== Dataset section

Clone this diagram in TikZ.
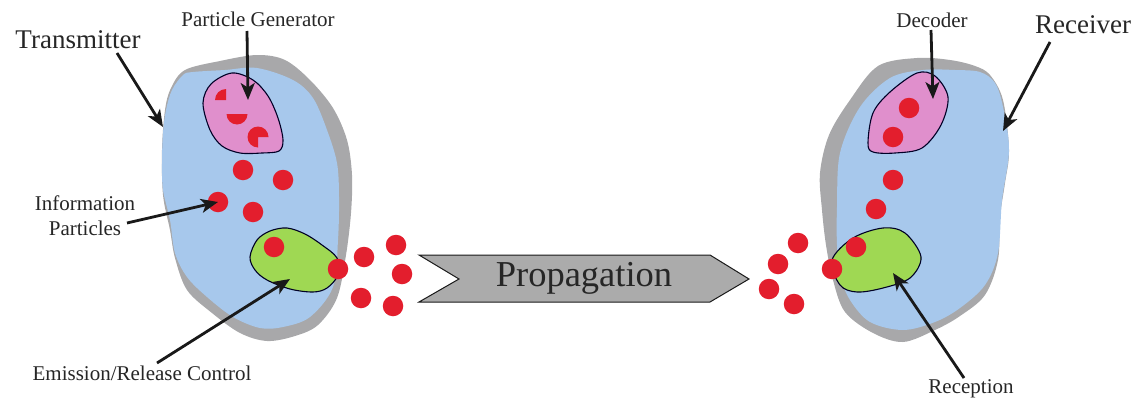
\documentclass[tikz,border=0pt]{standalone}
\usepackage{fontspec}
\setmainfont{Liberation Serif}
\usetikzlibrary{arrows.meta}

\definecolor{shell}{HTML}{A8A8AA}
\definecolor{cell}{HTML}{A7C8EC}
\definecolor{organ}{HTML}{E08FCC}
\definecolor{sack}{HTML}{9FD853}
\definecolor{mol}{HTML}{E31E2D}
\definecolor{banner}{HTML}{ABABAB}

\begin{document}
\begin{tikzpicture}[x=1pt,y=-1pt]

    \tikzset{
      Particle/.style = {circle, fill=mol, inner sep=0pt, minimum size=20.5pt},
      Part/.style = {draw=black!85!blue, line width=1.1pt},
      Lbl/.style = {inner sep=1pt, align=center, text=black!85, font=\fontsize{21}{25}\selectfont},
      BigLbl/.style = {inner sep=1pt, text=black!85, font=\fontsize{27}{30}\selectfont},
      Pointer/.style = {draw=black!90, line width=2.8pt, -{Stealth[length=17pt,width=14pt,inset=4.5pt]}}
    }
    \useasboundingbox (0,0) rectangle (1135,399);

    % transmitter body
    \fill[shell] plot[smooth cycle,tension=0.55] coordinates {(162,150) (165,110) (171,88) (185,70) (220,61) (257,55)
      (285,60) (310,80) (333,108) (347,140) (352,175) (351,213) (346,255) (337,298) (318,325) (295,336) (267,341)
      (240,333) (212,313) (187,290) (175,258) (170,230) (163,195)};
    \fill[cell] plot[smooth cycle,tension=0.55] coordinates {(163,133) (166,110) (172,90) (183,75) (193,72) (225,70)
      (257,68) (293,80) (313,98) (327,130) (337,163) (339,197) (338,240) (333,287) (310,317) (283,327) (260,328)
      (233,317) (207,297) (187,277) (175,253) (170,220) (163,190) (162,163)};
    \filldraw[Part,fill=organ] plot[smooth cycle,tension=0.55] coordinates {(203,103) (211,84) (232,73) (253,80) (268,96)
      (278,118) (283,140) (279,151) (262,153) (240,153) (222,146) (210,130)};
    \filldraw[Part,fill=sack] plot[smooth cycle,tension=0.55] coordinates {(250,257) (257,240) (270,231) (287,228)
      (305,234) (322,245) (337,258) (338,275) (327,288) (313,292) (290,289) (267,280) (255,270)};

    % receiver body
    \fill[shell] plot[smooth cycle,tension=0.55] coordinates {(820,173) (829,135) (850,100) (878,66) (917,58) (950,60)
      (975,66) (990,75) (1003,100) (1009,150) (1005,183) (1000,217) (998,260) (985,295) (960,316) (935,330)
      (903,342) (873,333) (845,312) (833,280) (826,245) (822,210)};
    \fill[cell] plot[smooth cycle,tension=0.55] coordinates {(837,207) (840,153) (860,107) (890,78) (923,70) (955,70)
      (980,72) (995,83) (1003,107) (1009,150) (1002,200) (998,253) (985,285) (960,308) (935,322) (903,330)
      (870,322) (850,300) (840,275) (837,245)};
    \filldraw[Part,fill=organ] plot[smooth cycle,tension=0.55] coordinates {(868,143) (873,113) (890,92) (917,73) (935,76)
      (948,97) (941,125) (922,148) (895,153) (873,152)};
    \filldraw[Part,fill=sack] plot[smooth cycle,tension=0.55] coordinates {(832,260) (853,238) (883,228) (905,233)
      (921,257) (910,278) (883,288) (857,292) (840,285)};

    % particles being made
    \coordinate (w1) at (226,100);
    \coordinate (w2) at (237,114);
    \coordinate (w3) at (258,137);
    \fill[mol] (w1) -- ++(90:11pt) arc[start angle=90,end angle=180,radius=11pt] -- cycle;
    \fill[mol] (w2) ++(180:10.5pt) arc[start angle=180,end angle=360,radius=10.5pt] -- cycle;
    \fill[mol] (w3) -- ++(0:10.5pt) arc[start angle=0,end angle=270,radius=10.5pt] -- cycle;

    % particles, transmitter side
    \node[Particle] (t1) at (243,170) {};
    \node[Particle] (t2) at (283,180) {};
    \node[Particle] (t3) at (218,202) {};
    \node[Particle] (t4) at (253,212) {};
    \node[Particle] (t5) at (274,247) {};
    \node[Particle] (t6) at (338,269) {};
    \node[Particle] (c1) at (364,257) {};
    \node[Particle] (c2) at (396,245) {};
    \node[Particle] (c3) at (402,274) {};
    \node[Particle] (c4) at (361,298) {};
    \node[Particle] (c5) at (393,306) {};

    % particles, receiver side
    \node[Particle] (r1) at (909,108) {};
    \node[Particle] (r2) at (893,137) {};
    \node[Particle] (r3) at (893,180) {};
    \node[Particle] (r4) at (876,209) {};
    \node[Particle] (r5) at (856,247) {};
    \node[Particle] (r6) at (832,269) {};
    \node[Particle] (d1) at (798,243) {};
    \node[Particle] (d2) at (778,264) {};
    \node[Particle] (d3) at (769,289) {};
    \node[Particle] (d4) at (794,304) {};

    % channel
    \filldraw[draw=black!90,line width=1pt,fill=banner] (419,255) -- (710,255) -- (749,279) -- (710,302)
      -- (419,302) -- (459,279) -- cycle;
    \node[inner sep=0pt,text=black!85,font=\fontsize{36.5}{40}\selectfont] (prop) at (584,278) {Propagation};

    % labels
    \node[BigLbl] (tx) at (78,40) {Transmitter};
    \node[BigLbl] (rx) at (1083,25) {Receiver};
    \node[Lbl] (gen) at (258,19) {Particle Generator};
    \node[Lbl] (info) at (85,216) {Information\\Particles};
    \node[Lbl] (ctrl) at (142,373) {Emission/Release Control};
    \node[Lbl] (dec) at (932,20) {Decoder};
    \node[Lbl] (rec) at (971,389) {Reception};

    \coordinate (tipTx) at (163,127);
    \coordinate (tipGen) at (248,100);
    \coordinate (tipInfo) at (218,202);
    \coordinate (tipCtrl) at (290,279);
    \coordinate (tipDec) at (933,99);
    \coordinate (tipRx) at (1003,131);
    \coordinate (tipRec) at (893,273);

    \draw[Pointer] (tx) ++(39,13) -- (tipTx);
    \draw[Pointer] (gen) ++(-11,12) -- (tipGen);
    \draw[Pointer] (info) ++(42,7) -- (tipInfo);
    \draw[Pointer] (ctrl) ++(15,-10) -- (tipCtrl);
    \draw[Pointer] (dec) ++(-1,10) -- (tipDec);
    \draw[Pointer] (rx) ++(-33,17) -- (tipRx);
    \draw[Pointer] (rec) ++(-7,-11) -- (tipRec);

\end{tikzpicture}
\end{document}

====

▶ **Problem description**:
Write out an exact copy of the listing, first line through the line containing "(305,234) (322,245) (337,258)", with the pictures left out.

▶ **Result of the exercise**:
Clone this diagram in TikZ.
\documentclass[tikz,border=0pt]{standalone}
\usepackage{fontspec}
\setmainfont{Liberation Serif}
\usetikzlibrary{arrows.meta}

\definecolor{shell}{HTML}{A8A8AA}
\definecolor{cell}{HTML}{A7C8EC}
\definecolor{organ}{HTML}{E08FCC}
\definecolor{sack}{HTML}{9FD853}
\definecolor{mol}{HTML}{E31E2D}
\definecolor{banner}{HTML}{ABABAB}

\begin{document}
\begin{tikzpicture}[x=1pt,y=-1pt]

    \tikzset{
      Particle/.style = {circle, fill=mol, inner sep=0pt, minimum size=20.5pt},
      Part/.style = {draw=black!85!blue, line width=1.1pt},
      Lbl/.style = {inner sep=1pt, align=center, text=black!85, font=\fontsize{21}{25}\selectfont},
      BigLbl/.style = {inner sep=1pt, text=black!85, font=\fontsize{27}{30}\selectfont},
      Pointer/.style = {draw=black!90, line width=2.8pt, -{Stealth[length=17pt,width=14pt,inset=4.5pt]}}
    }
    \useasboundingbox (0,0) rectangle (1135,399);

    % transmitter body
    \fill[shell] plot[smooth cycle,tension=0.55] coordinates {(162,150) (165,110) (171,88) (185,70) (220,61) (257,55)
      (285,60) (310,80) (333,108) (347,140) (352,175) (351,213) (346,255) (337,298) (318,325) (295,336) (267,341)
      (240,333) (212,313) (187,290) (175,258) (170,230) (163,195)};
    \fill[cell] plot[smooth cycle,tension=0.55] coordinates {(163,133) (166,110) (172,90) (183,75) (193,72) (225,70)
      (257,68) (293,80) (313,98) (327,130) (337,163) (339,197) (338,240) (333,287) (310,317) (283,327) (260,328)
      (233,317) (207,297) (187,277) (175,253) (170,220) (163,190) (162,163)};
    \filldraw[Part,fill=organ] plot[smooth cycle,tension=0.55] coordinates {(203,103) (211,84) (232,73) (253,80) (268,96)
      (278,118) (283,140) (279,151) (262,153) (240,153) (222,146) (210,130)};
    \filldraw[Part,fill=sack] plot[smooth cycle,tension=0.55] coordinates {(250,257) (257,240) (270,231) (287,228)
      (305,234) (322,245) (337,258) (338,275) (327,288) (313,292) (290,289) (267,280) (255,270)};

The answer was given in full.